Shyrshyn grew up in Crimea speaking Russian but left after Moscow annexed the peninsula in 2014. “I saw troops on the streets and Putin lying about it on TV, and I understood that they are not our brothers," he said. He switched to speaking Ukrainian and joined the army on Feb. 24 last year, the day Russia launched its full-scale invasion.

The 47th tries to cancel Russian advances with counterattacks. Their tactics, ordered from on high, often rely on costly frontal assaults. Kotsyurba and Lysenko’s unit was ordered to retake a lost tree line with six Bradleys, each carrying six infantrymen. Reconnaissance on the Russians’ numbers was limited. The enemy also held a perpendicular tree line, so that the Ukrainian assault would be under fire from the flank. “I told the general the plan was unrealistic," said Kotsyurba.

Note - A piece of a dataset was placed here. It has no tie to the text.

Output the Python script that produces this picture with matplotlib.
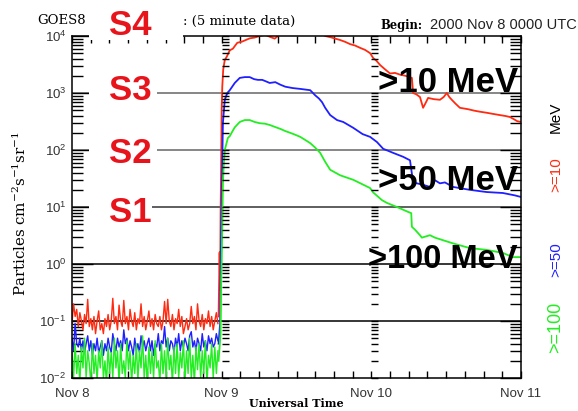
import numpy as np
import matplotlib
matplotlib.use("Agg")
import matplotlib.pyplot as plt
from matplotlib.patches import Rectangle
from matplotlib.ticker import LogLocator, FixedLocator, FixedFormatter, MultipleLocator, NullFormatter

# ---------------------------------------------------------------------------
# Daten (Stunden ab 2000 Nov 8 00:00 UTC, Fluss in pfu)
# ---------------------------------------------------------------------------
quiet_red = [0.09, 0.20, 0.12, 0.16, 0.08, 0.14, 0.10, 0.07, 0.13, 0.09, 0.24, 0.08, 0.11, 0.07,
             0.12, 0.06, 0.10, 0.15, 0.07, 0.09, 0.06, 0.11, 0.08, 0.13, 0.07, 0.10, 0.25, 0.09,
             0.12, 0.07, 0.19, 0.10, 0.08, 0.23, 0.09, 0.12, 0.07, 0.16, 0.10, 0.08, 0.14, 0.07,
             0.11, 0.09, 0.20, 0.08, 0.12, 0.07, 0.10, 0.15, 0.08, 0.11, 0.07, 0.13, 0.09, 0.08,
             0.12, 0.07, 0.10, 0.22, 0.09, 0.24, 0.10, 0.08, 0.13, 0.07, 0.11, 0.09, 0.16, 0.08,
             0.12, 0.06, 0.08, 0.11, 0.07, 0.09, 0.18, 0.09, 0.12, 0.07, 0.20, 0.10, 0.08, 0.13,
             0.07, 0.11, 0.09, 0.15, 0.08, 0.12, 0.07, 0.10, 0.14, 0.09]
quiet_blue = [0.05, 0.03, 0.09, 0.04, 0.035, 0.05, 0.03, 0.045, 0.028, 0.04, 0.055, 0.03, 0.045,
              0.025, 0.04, 0.03, 0.05, 0.028, 0.035, 0.045, 0.025, 0.04, 0.03, 0.05, 0.035, 0.028,
              0.06, 0.04, 0.03, 0.05, 0.035, 0.045, 0.03, 0.07, 0.04, 0.05, 0.03, 0.045, 0.035,
              0.025, 0.05, 0.03, 0.04, 0.028, 0.055, 0.035, 0.045, 0.03, 0.04, 0.05, 0.03, 0.045,
              0.025, 0.04, 0.035, 0.06, 0.03, 0.045, 0.04, 0.08, 0.035, 0.05, 0.03, 0.045, 0.04,
              0.028, 0.05, 0.035, 0.06, 0.03, 0.045, 0.035, 0.05, 0.04, 0.03, 0.055, 0.065, 0.035,
              0.045, 0.03, 0.05, 0.04, 0.03, 0.06, 0.035, 0.045, 0.03, 0.055, 0.04, 0.05, 0.035,
              0.04, 0.06, 0.045]
quiet_green = [0.03, 0.01, 0.04, 0.012, 0.025, 0.008, 0.035, 0.015, 0.05, 0.01, 0.03, 0.018, 0.008,
               0.04, 0.012, 0.025, 0.009, 0.03, 0.015, 0.045, 0.01, 0.02, 0.008, 0.035, 0.012,
               0.028, 0.01, 0.05, 0.015, 0.03, 0.008, 0.04, 0.012, 0.02, 0.01, 0.045, 0.014, 0.03,
               0.008, 0.025, 0.012, 0.04, 0.009, 0.03, 0.015, 0.055, 0.01, 0.025, 0.008, 0.035,
               0.012, 0.03, 0.01, 0.045, 0.015, 0.02, 0.008, 0.04, 0.012, 0.03, 0.01, 0.05, 0.014,
               0.025, 0.008, 0.035, 0.012, 0.04, 0.01, 0.028, 0.015, 0.045, 0.009, 0.03, 0.012,
               0.05, 0.01, 0.025, 0.008, 0.035, 0.014, 0.04, 0.01, 0.03, 0.012, 0.045, 0.008,
               0.025, 0.015, 0.04, 0.01, 0.035, 0.012, 0.03]
quiet_end = 23.4

red_h = [23.5, 23.67, 23.75, 23.83, 23.92, 24.0, 24.1, 24.25, 24.5, 24.8, 25.3, 25.8, 26.5, 27.3,
         28.5, 29.3, 30.1, 31.0, 31.8, 32.5, 33.2, 34.0, 36.0, 38.0, 40.0, 40.6, 41.5, 42.2, 43.0,
         43.8, 44.6, 45.4, 46.2, 47.0, 47.8, 48.3, 48.8, 49.4, 50.2, 51.0, 51.8, 52.6, 53.5, 54.5,
         54.7, 55.2, 55.8, 56.3, 56.8, 57.1, 58.0, 59.0, 59.6, 60.1, 60.5, 60.9, 61.5, 62.2, 63.5,
         64.5, 65.4, 66.5, 67.5, 68.6, 69.5, 70.2, 70.8, 71.4, 72.0]
red_v = [0.12, 1.6, 0.35, 8, 60, 500, 1300, 2600, 3800, 4300, 5600, 6000, 7600, 8000,
         9100, 9400, 10000, 10500, 9600, 9000, 10300, 11000, 12500, 13000, 11000, 10000, 9500, 9000,
         8500, 7900, 7200, 6800, 6200, 5700, 5000, 4100, 3700, 3100, 2600, 2200, 2250, 2100, 2000,
         1840, 1000, 950, 850, 550, 700, 820, 780, 760, 850, 1000, 850, 760, 650, 550, 520,
         490, 470, 450, 430, 410, 395, 380, 350, 320, 310]

blue_h = [23.5, 23.75, 23.83, 23.92, 24.0, 24.1, 24.2, 24.5, 24.9, 25.3, 26.1, 26.9, 27.7, 28.5,
          29.2, 29.8, 30.5, 31.1, 31.7, 32.6, 33.4, 34.2, 35.4, 36.6, 38.2, 39.0, 39.6, 40.1, 40.6,
          41.4, 42.5, 43.5, 45.1, 46.6, 47.8, 48.9, 49.9, 51.5, 53.1, 54.2, 54.7, 56.3, 57.4, 58.2,
          59.0, 59.8, 61.1, 63.8, 66.5, 69.1, 71.0, 72.0]
blue_v = [0.04, 0.09, 0.8, 4, 13, 60, 300, 760, 1000, 1120, 1500, 1840, 1900, 1900,
          1750, 1700, 1700, 1600, 1500, 1550, 1400, 1290, 1220, 1180, 1120, 910, 800, 690, 550,
          410, 335, 310, 245, 190, 170, 138, 105, 89, 76, 66, 27, 24.5, 22.5, 29.5,
          26, 27, 22.5, 20, 18.3, 17.6, 16, 15]

green_h = [23.5, 23.83, 23.92, 24.0, 24.1, 24.2, 24.35, 24.5, 25.0, 25.3, 25.7, 26.1, 26.9, 27.7,
           28.5, 29.3, 30.1, 30.9, 31.7, 32.5, 33.4, 34.2, 35.0, 35.8, 36.6, 37.4, 38.2, 39.0, 39.8,
           40.6, 41.4, 43.0, 45.1, 47.8, 48.3, 49.7, 50.5, 52.1, 53.9, 54.4, 54.5, 55.0, 55.8, 56.1,
           57.4, 58.2, 61.1, 63.8, 66.5, 69.1, 70.7, 72.0]
green_v = [0.02, 0.06, 0.5, 1.0, 5, 26, 60, 100, 163, 175, 210, 250, 310, 335,
           335, 310, 295, 290, 275, 255, 235, 215, 200, 185, 170, 150, 132, 110, 89,
           62, 45, 36, 30, 21.5, 18, 13.2, 11.8, 10, 8.2, 7.8, 4.5, 4.0, 3.2, 2.9,
           3.2, 2.9, 2.3, 1.9, 1.77, 1.56, 1.32, 1.32]

day_ticks = [0, 24, 48, 72]
day_labels = ["Nov 8", "Nov 9", "Nov 10", "Nov 11"]
thresholds_dark = [1e-1, 1e0]
thresholds_grey = [1e1, 1e2, 1e3]

RED, BLUE, GREEN = "#ff2a10", "#1f1fff", "#22ee22"
W, H = 578, 411


def fx(x):
    return x / W


def fy(y):
    return 1 - y / H


def log_ticks(a):
    a.yaxis.set_major_locator(LogLocator(base=10, numticks=20))
    a.yaxis.set_minor_locator(LogLocator(base=10, subs=np.arange(2, 10), numticks=100))
    a.yaxis.set_minor_formatter(NullFormatter())


fig = plt.figure(figsize=(W / 100, H / 100), dpi=100)
ax = fig.add_axes([fx(72), fy(378), 449 / W, 342 / H])

for vals, col in [(quiet_red, RED), (quiet_blue, BLUE), (quiet_green, GREEN)]:
    t = np.linspace(0, quiet_end, len(vals))
    ax.plot(t, vals, color=col, lw=1.0, zorder=2)

ax.plot(red_h, red_v, color=RED, lw=1.3, zorder=2)
ax.plot(blue_h, blue_v, color=BLUE, lw=1.3, zorder=2)
ax.plot(green_h, green_v, color=GREEN, lw=1.3, zorder=2)

for v in thresholds_dark:
    ax.axhline(v, color="black", lw=1.1, zorder=1.5)
for v in thresholds_grey:
    ax.axhline(v, color="#666666" if v > 10 else "#333333", lw=1.1, zorder=1.5)

ax.set_yscale("log")
ax.set_ylim(1e-2, 1e4)
ax.set_xlim(0, 72)
log_ticks(ax)
ax.xaxis.set_major_locator(FixedLocator(day_ticks))
ax.xaxis.set_major_formatter(FixedFormatter(day_labels))
ax.xaxis.set_minor_locator(MultipleLocator(3))

ax.tick_params(axis="y", which="major", direction="in", length=15, width=1,
               left=True, right=True, labelsize=9.5, labelcolor="#333333", pad=4)
ax.tick_params(axis="y", which="minor", direction="in", length=8, width=1, left=True, right=True)
ax.tick_params(axis="x", which="both", direction="in", length=5, width=1,
               top=True, bottom=True, labelsize=9.5, labelcolor="#333333", pad=7)
for lab in ax.get_xticklabels() + ax.get_yticklabels():
    lab.set_family("Liberation Sans")
for s in ax.spines.values():
    s.set_linewidth(1.1)

# Tickspalten an den Tagesgrenzen (Nov 9, Nov 10)
for day in day_ticks[1:3]:
    col = ax.inset_axes([day / 72, 0, 1e-4, 1])
    col.set_yscale("log")
    col.set_ylim(ax.get_ylim())
    log_ticks(col)
    col.set_frame_on(False)
    col.patch.set_visible(False)
    col.set_xticks([])
    col.tick_params(axis="y", which="both", direction="in", length=5, width=1,
                    left=True, right=False, labelleft=False, labelright=False)

# Titel und Beschriftungen
fig.text(fx(37), fy(24), "GOES8", family="DejaVu Serif", fontsize=9.5, va="baseline")
fig.text(fx(183), fy(25), ": (5 minute data)", family="DejaVu Serif", fontsize=9.5, va="baseline")
fig.text(fx(380), fy(29), "Begin:", family="DejaVu Serif", fontweight="bold", fontsize=8.3,
         va="baseline")
fig.text(fx(430), fy(29), "2000 Nov 8 0000 UTC", family="Liberation Sans", fontsize=10.5,
         va="baseline", color="#222222")
fig.text(fx(20), fy(213), "Particles cm$\\mathdefault{^{-2}}$s$\\mathdefault{^{-1}}$sr$\\mathdefault{^{-1}}$",
         family="DejaVu Serif", fontsize=10.8, rotation=90, ha="center", va="center")
fig.text(fx(296), fy(403), "Universal Time", family="DejaVu Serif", fontweight="bold",
         fontsize=8, ha="center", va="center")

for txt, col, yc, fs in [("MeV", "black", 117, 11), (">=10", RED, 175, 11),
                         (">=50", BLUE, 260, 11), (">=100", GREEN, 327, 13)]:
    fig.text(fx(556), fy(yc), txt, color=col, family="Liberation Sans", fontsize=fs,
             rotation=90, ha="center", va="center")

# S-Skala mit weißen Kästen
for x0, y0, x1, y1 in [(89, 0, 183, 40), (89, 70, 157, 104), (89, 133, 157, 167), (89, 192, 152, 226)]:
    fig.add_artist(Rectangle((fx(x0), fy(y1)), (x1 - x0) / W, (y1 - y0) / H,
                             transform=fig.transFigure, facecolor="white", edgecolor="none",
                             zorder=3))
for txt, yb in [("S4", 35), ("S3", 100), ("S2", 163), ("S1", 222)]:
    fig.text(fx(109), fy(yb), txt, color="#e8141c", family="Liberation Sans", fontweight="bold",
             fontsize=25, va="baseline", ha="left", zorder=4)

for txt, yb, fs in [(">10 MeV", 92, 25), (">50 MeV", 190, 25), (">100 MeV", 268, 23.5)]:
    fig.text(fx(518), fy(yb), txt, color="black", family="Liberation Sans", fontweight="bold",
             fontsize=fs, va="baseline", ha="right", zorder=4)

fig.savefig("out.png", dpi=100)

Lysenko judged from experience that the attack would end in a slaughter. He refused to take part and was fined a month’s salary and bonus. “I paid 120,000 hryvnias for my life," he said of the sum, equivalent to $3,300.

The assault went ahead regardless, with the Bradleys unloading their troops at the tree line under heavy fire. The trenches contained far more Russians than expected. Their machine guns and grenades killed 17 of the Ukrainian infantry. The rest escaped in Bradleys that bore scars from rocket-propelled grenades.

Kotsyurba and Lysenko’s company began the summer with 120 men. It’s now down to around 20, including replacements. The rest are dead, wounded or have been transferred away from assault duties. The new faces are mostly over 40 years old, some in poor health.

Many veterans of the 47th blame Ukraine’s struggles this year on Soviet-style commanders whose rigid tactics have thinned their Western-trained ranks.

“We don’t have a chance playing war-of-exhaustion with Russia," said Lysenko. “We need a fundamental change in our army."